Method and apparatus for optimizing GPS-based position location in presence of time varying frequency error

Position determination accuracy of a wireless communication device may be negatively affected by a large unaccounted GPS doppler bias, which in turn may affect GPS doppler estimations and GPS doppler measurements conducted by the wireless communication device. The quality of GPS doppler measurements is very important for position location, because poor quality GPS doppler measurements may prevent the wireless communication device from acquiring satellites in the most sensitive modes with narrow frequency ranges, which results in reduced GPS pseudorange measurement yield. Large unaccounted GPS doppler bias also adversely affects position accuracy because of the adverse effect on the GPS code phase measurements time propagation to common time prior to their use in position location calculation. The same is true in the case of unaccounted CDMA code doppler, through the adverse effect on the AFLT code phase measurements time propagation to common time prior to their use in a position location engine. This effect is the biggest concern in the case of large search windows.
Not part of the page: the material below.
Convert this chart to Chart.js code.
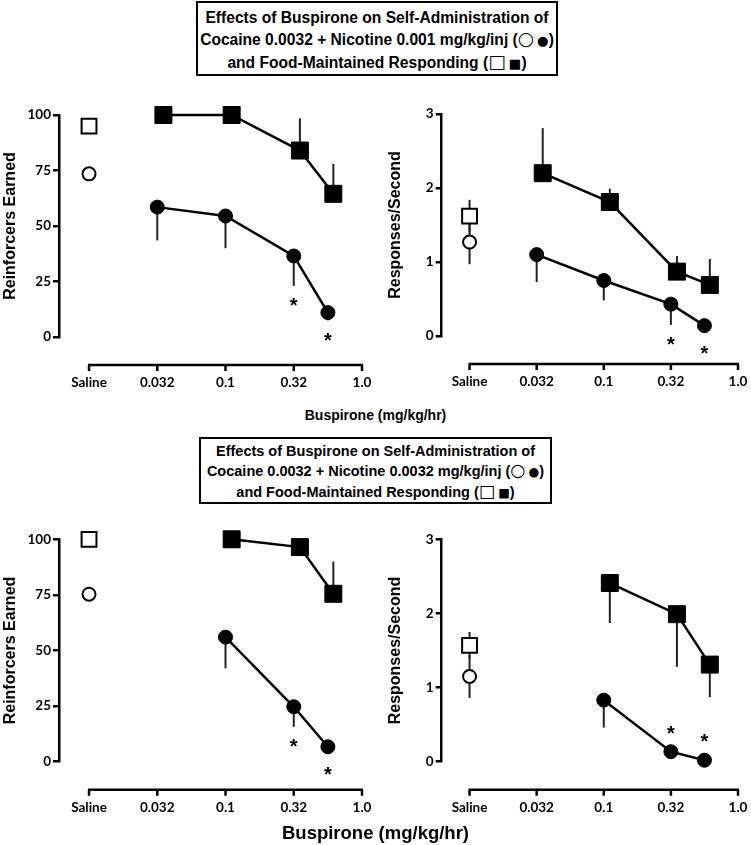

Therefore, the present disclosure provides a method of optimizing GPS based position location in the presence of time-varying frequency error, including the steps of continuously measuring and/or calculating resulting GPS doppler bias and CDMA code doppler bias and then minimizing their adverse effects with regard to position location determination by re-centering GPS doppler search windows based on the GPS doppler bias value, as well as using GPS doppler bias and CDMA code doppler bias value to properly propagate GPS pseudorange and AFLT pilot phase measurements, respectively, to common time prior to their use in a position location engine.